8. The sanction order in the present case which is Ex. P. 19 sets out two short paragraphs wherein there is a brief factual narration of the fact that the accused have been charged with having demanded and received illegal gratification. There is mention to the effect that one of them has been transferred and the other has been suspended and the order straightaway proceeds to accord sanction for prosecution. The learned defence Counsel has submitted that the earlier part of the order is a summary of the report made by the investigating authorities and that the latter part of it straightaway accords sanction without indicating the two most essential ingredients, viz., the fact that the authority has considered the records and come to the conclusion that in this case a prosecution is warranted. It is therefore contended that Ex. P. 19 comes squarely within the category of cases wherein sanction has been mechanically granted and that the sanction order is invalid.
9. The learned Public Prosecutor has sought to vehemently defend the order by pointing out to the Court that this was a simple clear-cut trap case where there are no complicated facts involved. P.W. 8 has stated in his evidence that along with the letter from the police the records were sent to him. He has also said in examination-in-chief and repeated it in cross-examination that he had carefully gone through the records and then accorded sanction. The learned Public Prosecutor therefore submitted that where the facts are very clear-cut and where the authority states that on a simple perusal of the record, it was sufficient to conclude that a prosecution ought to be sanctioned, that no elaborate reasoning of any type is required and that having set out briefly the nature of the charges, the authority was fully justified on record in sanctioning the prosecution. His additional submission was that if on a perusal of the material before the Court on facts where it is demonstrated that a complaint was lodged, a trap was laid and the accused were caught virtually red-handed, that it would be clear to the Court that no elaborate application of mind was required in a case of this nature and that the accord of a straightforward sanction was fully justified.
10. The law with regard to the quality of orders, and the form in which orders are required to be passed is more than well-settled. I agree with the learned Public Prosecutor that no elaborate reasoning is required in orders of this type but, this does not mean that the authority can totally short-circuit and bypass the basic and bare necessities. The authority could have very briefly stated that the record before it fully justifies a prosecution because the complaint, the statements of the witnesses and the panchnamas and other exhibits make out more than a prima facie case and that consequently, a prosecution is warranted. Unfortunately, the sanction order does not even mention the fact that the records were either received or perused or that they were considered and in the absence of this, merely because cover-up action is taken in the witness-box, it would be difficult to hold that the authority in question had duly applied its mind. All that needs to be said is that by virtue of the basic omissions in the sanction order, of even mentioning what has been stated above, this Court will have no option except to hold that it would not be possible to accept the contention of P.W. 8 that there was due consideration and application of mind at the stage of accord of sanction.

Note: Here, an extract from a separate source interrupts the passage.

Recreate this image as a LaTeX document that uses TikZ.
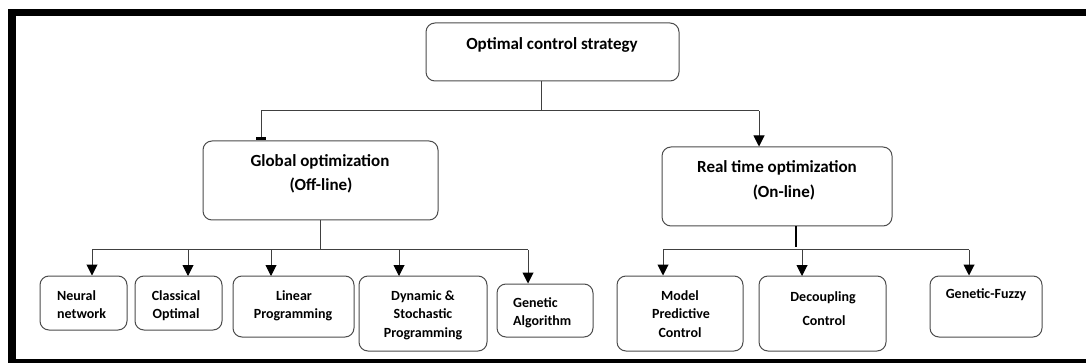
\documentclass[tikz,border=0pt]{standalone}
\usepackage{fontspec}
\setmainfont{Carlito}
\usetikzlibrary{arrows.meta,calc}
\begin{document}
\begin{tikzpicture}[x=1pt,y=-1pt,
 box/.style={draw=black!70, line width=1pt, rounded corners=9pt, inner sep=0pt},
 big/.style={font=\fontsize{17}{20}\selectfont\bfseries, anchor=base, inner sep=0pt},
 small/.style={font=\fontsize{14}{17}\selectfont\bfseries, anchor=base, inner sep=0pt},
 smallw/.style={small, anchor=base west},
 conn/.style={draw=black!75, line width=1pt},
 arr/.style={conn, -{Triangle[length=11pt,width=11pt,color=black]}},
 barend/.style={conn, -{Rectangle[length=3pt,width=10pt,color=black]}},
]
\useasboundingbox[fill=white] (0,0) rectangle (1086,363);
% frame
\fill[black] (8,9) rectangle (1086,16);
\fill[black] (8,9) rectangle (16,363);
\fill[black] (8,359) rectangle (1086,363);

% boxes
\node[box, minimum width=253pt, minimum height=58pt] (top) at (552.5,52) {};
\node[box, minimum width=235pt, minimum height=79pt] (glob) at (320.5,180.5) {};
\node[box, minimum width=230pt, minimum height=79pt] (real) at (777,186.5) {};
\node[box, minimum width=87pt, minimum height=54pt] (nn) at (83.5,303) {};
\node[box, minimum width=87pt, minimum height=54pt] (co) at (178.5,303) {};
\node[box, minimum width=121pt, minimum height=61pt] (lp) at (293.5,306.5) {};
\node[box, minimum width=128pt, minimum height=75pt] (dsp) at (423,313.5) {};
\node[box, minimum width=96pt, minimum height=53pt] (ga) at (545,310.5) {};
\node[box, minimum width=126pt, minimum height=75pt] (mpc) at (680,313.5) {};
\node[box, minimum width=127pt, minimum height=75pt] (dc) at (822.5,313.5) {};
\node[box, minimum width=112pt, minimum height=61pt] (gf) at (986,306.5) {};

% texts
\node[big] (t-top) at (552,50) {Optimal control strategy};
\node[big] (t-glob1) at (320,167) {Global optimization};
\node[big] (t-glob2) at (321,191) {(Off-line)};
\node[big] (t-real1) at (777,173) {Real time optimization};
\node[big] (t-real2) at (784,198) {(On-line)};
\node[smallw] (t-nn1) at (57,300) {Neural};
\node[smallw] (t-nn2) at (57,318) {network};
\node[small] (t-co1) at (176,300) {Classical};
\node[small] (t-co2) at (176,318) {Optimal};
\node[small] (t-lp1) at (294,300) {Linear};
\node[small] (t-lp2) at (293,318) {Programming};
\node[small] (t-dsp1) at (423,300) {Dynamic \&};
\node[small] (t-dsp2) at (423,318) {Stochastic};
\node[small] (t-dsp3) at (423,337) {Programming};
\node[smallw] (t-ga1) at (513,307) {Genetic};
\node[smallw] (t-ga2) at (513,325) {Algorithm};
\node[small] (t-mpc1) at (680,300) {Model};
\node[small] (t-mpc2) at (681,318) {Predictive};
\node[small] (t-mpc3) at (680,337) {Control};
\node[small] (t-dc1) at (823,301) {Decoupling};
\node[small] (t-dc2) at (824,325) {Control};
\node[small] (t-gf) at (986,298) {Genetic-Fuzzy};

% junction coordinates
\coordinate (j0) at (541,111);
\coordinate (jl) at (261,111);
\coordinate (jr) at (759,111);
\coordinate (g0) at (320,250);
\coordinate (gl) at (92,250);
\coordinate (gr) at (528,250);
\coordinate (r0) at (796,250);
\coordinate (rl) at (663,250);
\coordinate (rr) at (969,250);

% top level
\draw[conn] (top.south -| j0) -- (j0);
\draw[conn] (jl) -- (jr);
\draw[barend] (jl) -- (jl |- glob.north);
\draw[arr] (jr) -- (jr |- real.north);

% global branch
\draw[conn] (glob.south -| g0) -- (g0);
\draw[conn] (gl) -- (gr);
\draw[arr] (gl) -- (gl |- nn.north);
\draw[arr] (188,250) -- (188,276);
\draw[arr] (271,250) -- (271,276);
\draw[arr] (399,250) -- (399,276);
\draw[arr] (gr) -- (gr |- ga.north);

% real-time branch
\draw[conn, line width=2pt, draw=black] (real.south -| r0) -- ($(r0)+(0,-3)$);
\draw[conn] (rl) -- (rr);
\draw[arr] (rl) -- (rl |- mpc.north);
\draw[arr] (802,250) -- (802,276);
\draw[arr] (rr) -- (rr |- gf.north);
\end{tikzpicture}
\end{document}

11. The problem for the prosecution does not end here because the second head of challenge is that P.W. 8 who was the then Under Secretary to Government was not legally empowered to sanction the prosecution. The appellants' learned Counsel have relied on the rules of business relating to the transaction of business by the State Government and have pointed out that the power of the Government essentially vests in the Governor, Chief Minister or the Ministers. It is equally permissible under the rules of business to delegate these powers, in appropriate cases to certain authorities but, in those instances it is necessary for the officer to whom the powers have been delegated to specifically set out that the power is being exercised in accordance with the rule, order or notification under which the delegation has taken place. Admittedly, there was no delegation of power in the present case because P.W. 8 has not either stated it, referred to it or produced anything in support of such a situation. There is no doubt about the fact that ex facie by virtue of his position as Under Secretary the power did not vest in P.W. 8 to sanction the prosecution.
In an identical situation that arose in Criminal Petition No. 2546 of 1995 decided by my brother Kumar Rajaratnam, J., on 31-3-1997, this Court has upheld the position that the power to sanction a prosecution under the Prevention of Corruption Act does not vest in the Under Secretary to Government. Having regard to that position, the order Ex. P. 19 whereby sanction to prosecute has been accorded will have to be quashed and the objection canvassed on behalf of the defence will have to be upheld. As indicated by me earlier, the consequences of quashing of the sanction order would be that the entire proceeding is vitiated and it necessarily follows therefore that the convictions and sentences recorded against the two appellants who were the two accused before the Trial Court will necessarily have to be set aside. I am conscious of the fact that A-1 has died but, this will not make any difference because the consequences of the conviction are far-reaching and there are several aspects such as the financial consequences, reputation, career etc., and consequently, the order of this Court would be equally valid as far as A-l is concerned. I do not consider it necessary to either examine or record findings with regard to the merits of the case because that aspect of the matter is totally irrelevant if the proceedings stand vitiated.
12. Having regard to the aforesaid situation, both the appeals succeed. The convictions and sentences awarded to the two accused by the Trial Court are set aside. If any fine has been paid the same will have to be refunded to the accused. The bail bond of accused 2 stands cancelled.